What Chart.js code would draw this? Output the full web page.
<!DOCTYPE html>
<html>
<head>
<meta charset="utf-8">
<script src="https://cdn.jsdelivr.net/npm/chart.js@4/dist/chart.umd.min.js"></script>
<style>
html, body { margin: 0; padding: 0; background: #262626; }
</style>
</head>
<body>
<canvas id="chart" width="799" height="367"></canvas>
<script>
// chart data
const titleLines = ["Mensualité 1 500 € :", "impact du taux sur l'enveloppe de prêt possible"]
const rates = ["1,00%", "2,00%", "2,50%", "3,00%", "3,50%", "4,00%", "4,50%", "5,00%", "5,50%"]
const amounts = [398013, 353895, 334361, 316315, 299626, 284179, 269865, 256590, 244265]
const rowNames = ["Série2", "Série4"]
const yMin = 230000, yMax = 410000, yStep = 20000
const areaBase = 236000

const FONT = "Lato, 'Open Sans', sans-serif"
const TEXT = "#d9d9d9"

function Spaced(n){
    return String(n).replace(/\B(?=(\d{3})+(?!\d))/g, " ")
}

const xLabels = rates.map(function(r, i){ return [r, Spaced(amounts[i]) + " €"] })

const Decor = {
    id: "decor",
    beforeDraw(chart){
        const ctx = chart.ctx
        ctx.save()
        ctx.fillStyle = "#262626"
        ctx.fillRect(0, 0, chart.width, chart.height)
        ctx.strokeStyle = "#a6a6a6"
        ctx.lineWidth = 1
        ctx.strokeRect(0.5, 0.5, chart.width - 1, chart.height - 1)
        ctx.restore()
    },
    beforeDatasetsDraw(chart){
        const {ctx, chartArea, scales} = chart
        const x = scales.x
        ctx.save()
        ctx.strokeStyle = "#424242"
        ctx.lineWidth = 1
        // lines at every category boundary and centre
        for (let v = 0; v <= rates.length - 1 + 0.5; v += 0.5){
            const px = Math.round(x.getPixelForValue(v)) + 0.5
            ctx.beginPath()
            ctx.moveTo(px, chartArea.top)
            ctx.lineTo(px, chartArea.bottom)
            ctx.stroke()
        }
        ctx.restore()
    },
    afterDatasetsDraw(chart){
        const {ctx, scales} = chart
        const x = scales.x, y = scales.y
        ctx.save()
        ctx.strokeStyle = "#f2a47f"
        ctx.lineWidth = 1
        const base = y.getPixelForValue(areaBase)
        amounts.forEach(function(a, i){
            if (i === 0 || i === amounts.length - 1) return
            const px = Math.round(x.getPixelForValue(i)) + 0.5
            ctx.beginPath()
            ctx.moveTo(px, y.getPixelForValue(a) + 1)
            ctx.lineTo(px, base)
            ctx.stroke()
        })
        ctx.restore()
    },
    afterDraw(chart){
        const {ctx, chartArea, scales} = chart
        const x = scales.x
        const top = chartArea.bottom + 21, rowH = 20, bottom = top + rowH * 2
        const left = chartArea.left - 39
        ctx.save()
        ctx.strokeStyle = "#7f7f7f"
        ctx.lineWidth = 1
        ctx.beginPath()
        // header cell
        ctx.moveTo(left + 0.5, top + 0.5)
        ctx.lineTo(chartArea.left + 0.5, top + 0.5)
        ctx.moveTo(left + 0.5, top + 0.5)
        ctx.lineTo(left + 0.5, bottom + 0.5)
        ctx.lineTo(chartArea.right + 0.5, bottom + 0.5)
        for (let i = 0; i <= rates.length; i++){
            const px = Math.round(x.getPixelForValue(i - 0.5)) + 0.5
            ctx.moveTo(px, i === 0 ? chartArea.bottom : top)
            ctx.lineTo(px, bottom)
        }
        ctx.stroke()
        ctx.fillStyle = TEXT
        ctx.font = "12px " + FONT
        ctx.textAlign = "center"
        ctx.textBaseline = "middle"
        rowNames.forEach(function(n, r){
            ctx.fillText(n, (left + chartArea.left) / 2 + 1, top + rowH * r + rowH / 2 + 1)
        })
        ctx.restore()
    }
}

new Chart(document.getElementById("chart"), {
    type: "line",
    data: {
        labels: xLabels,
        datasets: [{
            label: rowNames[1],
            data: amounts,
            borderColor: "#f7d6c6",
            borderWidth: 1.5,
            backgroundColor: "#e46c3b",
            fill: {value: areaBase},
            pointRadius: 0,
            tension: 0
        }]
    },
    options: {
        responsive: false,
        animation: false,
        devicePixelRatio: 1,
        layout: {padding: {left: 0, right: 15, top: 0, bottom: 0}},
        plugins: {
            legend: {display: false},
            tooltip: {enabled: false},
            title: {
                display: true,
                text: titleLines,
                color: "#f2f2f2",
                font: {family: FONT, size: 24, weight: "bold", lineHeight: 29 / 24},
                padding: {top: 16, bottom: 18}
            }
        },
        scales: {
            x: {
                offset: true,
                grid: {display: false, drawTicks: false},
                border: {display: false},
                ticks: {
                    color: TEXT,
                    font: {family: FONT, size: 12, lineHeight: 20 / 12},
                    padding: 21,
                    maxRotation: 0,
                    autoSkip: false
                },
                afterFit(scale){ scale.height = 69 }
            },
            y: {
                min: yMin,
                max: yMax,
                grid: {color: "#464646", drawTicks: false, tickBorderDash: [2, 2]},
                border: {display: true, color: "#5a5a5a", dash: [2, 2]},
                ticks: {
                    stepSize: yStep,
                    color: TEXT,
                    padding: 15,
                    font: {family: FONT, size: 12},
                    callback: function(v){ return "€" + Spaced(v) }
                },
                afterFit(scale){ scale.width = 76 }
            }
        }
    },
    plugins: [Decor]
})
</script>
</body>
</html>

---

> Written request
Retype the data in full and match it exactly.

> Reply
What Chart.js code would draw this? Output the full web page.
<!DOCTYPE html>
<html>
<head>
<meta charset="utf-8">
<script src="https://cdn.jsdelivr.net/npm/chart.js@4/dist/chart.umd.min.js"></script>
<style>
html, body { margin: 0; padding: 0; background: #262626; }
</style>
</head>
<body>
<canvas id="chart" width="799" height="367"></canvas>
<script>
// chart data
const titleLines = ["Mensualité 1 500 € :", "impact du taux sur l'enveloppe de prêt possible"]
const rates = ["1,00%", "2,00%", "2,50%", "3,00%", "3,50%", "4,00%", "4,50%", "5,00%", "5,50%"]
const amounts = [398013, 353895, 334361, 316315, 299626, 284179, 269865, 256590, 244265]
const rowNames = ["Série2", "Série4"]
const yMin = 230000, yMax = 410000, yStep = 20000
const areaBase = 236000

const FONT = "Lato, 'Open Sans', sans-serif"
const TEXT = "#d9d9d9"

function Spaced(n){
    return String(n).replace(/\B(?=(\d{3})+(?!\d))/g, " ")
}

const xLabels = rates.map(function(r, i){ return [r, Spaced(amounts[i]) + " €"] })

const Decor = {
    id: "decor",
    beforeDraw(chart){
        const ctx = chart.ctx
        ctx.save()
        ctx.fillStyle = "#262626"
        ctx.fillRect(0, 0, chart.width, chart.height)
        ctx.strokeStyle = "#a6a6a6"
        ctx.lineWidth = 1
        ctx.strokeRect(0.5, 0.5, chart.width - 1, chart.height - 1)
        ctx.restore()
    },
    beforeDatasetsDraw(chart){
        const {ctx, chartArea, scales} = chart
        const x = scales.x
        ctx.save()
        ctx.strokeStyle = "#424242"
        ctx.lineWidth = 1
        // lines at every category boundary and centre
        for (let v = 0; v <= rates.length - 1 + 0.5; v += 0.5){
            const px = Math.round(x.getPixelForValue(v)) + 0.5
            ctx.beginPath()
            ctx.moveTo(px, chartArea.top)
            ctx.lineTo(px, chartArea.bottom)
            ctx.stroke()
        }
        ctx.restore()
    },
    afterDatasetsDraw(chart){
        const {ctx, scales} = chart
        const x = scales.x, y = scales.y
        ctx.save()
        ctx.strokeStyle = "#f2a47f"
        ctx.lineWidth = 1
        const base = y.getPixelForValue(areaBase)
        amounts.forEach(function(a, i){
            if (i === 0 || i === amounts.length - 1) return
            const px = Math.round(x.getPixelForValue(i)) + 0.5
            ctx.beginPath()
            ctx.moveTo(px, y.getPixelForValue(a) + 1)
            ctx.lineTo(px, base)
            ctx.stroke()
        })
        ctx.restore()
    },
    afterDraw(chart){
        const {ctx, chartArea, scales} = chart
        const x = scales.x
        const top = chartArea.bottom + 21, rowH = 20, bottom = top + rowH * 2
        const left = chartArea.left - 39
        ctx.save()
        ctx.strokeStyle = "#7f7f7f"
        ctx.lineWidth = 1
        ctx.beginPath()
        // header cell
        ctx.moveTo(left + 0.5, top + 0.5)
        ctx.lineTo(chartArea.left + 0.5, top + 0.5)
        ctx.moveTo(left + 0.5, top + 0.5)
        ctx.lineTo(left + 0.5, bottom + 0.5)
        ctx.lineTo(chartArea.right + 0.5, bottom + 0.5)
        for (let i = 0; i <= rates.length; i++){
            const px = Math.round(x.getPixelForValue(i - 0.5)) + 0.5
            ctx.moveTo(px, i === 0 ? chartArea.bottom : top)
            ctx.lineTo(px, bottom)
        }
        ctx.stroke()
        ctx.fillStyle = TEXT
        ctx.font = "12px " + FONT
        ctx.textAlign = "center"
        ctx.textBaseline = "middle"
        rowNames.forEach(function(n, r){
            ctx.fillText(n, (left + chartArea.left) / 2 + 1, top + rowH * r + rowH / 2 + 1)
        })
        ctx.restore()
    }
}

new Chart(document.getElementById("chart"), {
    type: "line",
    data: {
        labels: xLabels,
        datasets: [{
            label: rowNames[1],
            data: amounts,
            borderColor: "#f7d6c6",
            borderWidth: 1.5,
            backgroundColor: "#e46c3b",
            fill: {value: areaBase},
            pointRadius: 0,
            tension: 0
        }]
    },
    options: {
        responsive: false,
        animation: false,
        devicePixelRatio: 1,
        layout: {padding: {left: 0, right: 15, top: 0, bottom: 0}},
        plugins: {
            legend: {display: false},
            tooltip: {enabled: false},
            title: {
                display: true,
                text: titleLines,
                color: "#f2f2f2",
                font: {family: FONT, size: 24, weight: "bold", lineHeight: 29 / 24},
                padding: {top: 16, bottom: 18}
            }
        },
        scales: {
            x: {
                offset: true,
                grid: {display: false, drawTicks: false},
                border: {display: false},
                ticks: {
                    color: TEXT,
                    font: {family: FONT, size: 12, lineHeight: 20 / 12},
                    padding: 21,
                    maxRotation: 0,
                    autoSkip: false
                },
                afterFit(scale){ scale.height = 69 }
            },
            y: {
                min: yMin,
                max: yMax,
                grid: {color: "#464646", drawTicks: false, tickBorderDash: [2, 2]},
                border: {display: true, color: "#5a5a5a", dash: [2, 2]},
                ticks: {
                    stepSize: yStep,
                    color: TEXT,
                    padding: 15,
                    font: {family: FONT, size: 12},
                    callback: function(v){ return "€" + Spaced(v) }
                },
                afterFit(scale){ scale.width = 76 }
            }
        }
    },
    plugins: [Decor]
})
</script>
</body>
</html>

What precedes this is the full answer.